Sudden cut in Queensland FiT
The solar industry in Queensland, Australia faces a shake-up this month. On 25 June Energy Minister Mark McArdle announced the government’s decision to slash the feed-in tariff (FiT) under its Solar Bonus Scheme by 80 per cent, to AUD $0.08 per kWh. The tariff is set to be reviewed on 1 July 2013 and 1 July 2014. Businesses and the public have been given ten business days’ notice before the new rate takes effect on 10 July 2012. Those already connected or who apply before the deadline will continue to receive the old rate.
This decision by Premier Campbell Newman, three months after taking office, is seen by some as reneging on a pre-election commitment to “retain the solar feed-in tariff.” The reason cited by the government Office of Clean Energy is to “protect Queenslanders from significant power bill increases” due to “rising future costs”. McArdle claims models show that the previous FiT rate would impose a cost of $54 per household by 2014/2015.
There seems, however, to be disagreement on how much the former FiT scheme would have cost electricity consumers: Australian Energy Market Operator (AEMO) estimated last year that the FiT added only $0.00013 per kWh to consumers’ electricity bills. Furthermore, Australian Energy Market Commission (AEMC) forecast in November 2011 that the FiT would account for a mere 0.2 per cent of the electricity price increase from 2011 to 2014, or 0.85 per cent of the residential electricity price in 2013/2014.
Since the Solar Bonus Scheme began in 2008, over 100,000 new systems and 900 new installers have been introduced. Former Energy Minister Stephen Robertson said that the FiT has not only reduced CO2 emissions but also provided residents with affordable access to solar energy as well as created 11,000 green jobs.

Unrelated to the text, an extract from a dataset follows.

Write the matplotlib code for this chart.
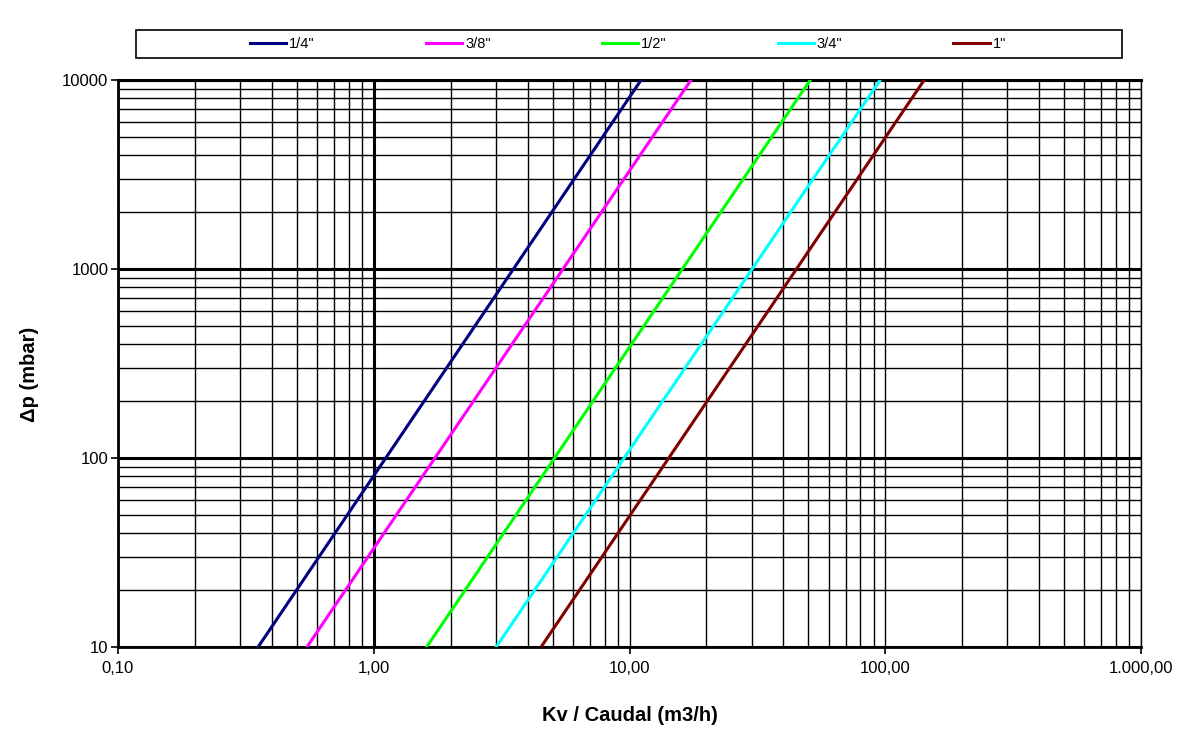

For FiT schemes to succeed, predictability is required. The World Future Council recommends FiT law to include short-term, automatic revisions for reductions by a certain percentage every year for new renewable energy plants coming into the FIT system (so-called “tariff degression”). This way, efficiency gains of a given technology are anticipated and, at the same time, an additional incentive is provided for technology learning and cost reduction in the renewable electricity industry.
The Clean Energy Council cites an industry analysis estimate that 4,500 jobs would be lost as a result of this cut and fears “a serious negative impact on an industry that has been delivering major economic benefits to the state.” Queensland Greens says the decision will create “uncertainty and service delivery problems for small businesses installing solar panels.”
The success of a feed-in tariff depends on, among other things, a secure renewable energy investment environment which is created by clear government commitments to allow long-term planning by producers. Cuts in recent months in Germany have already had adverse effects on PV companies; for example, Q-cell has declared bankruptcy as a result. The importance of a stable environment for investment in solar and other renewable energies cannot be overstated. The decision by the Queensland state government to drastically and suddenly cut its FiT risks creating a volatile boom and bust cycle in the solar sector.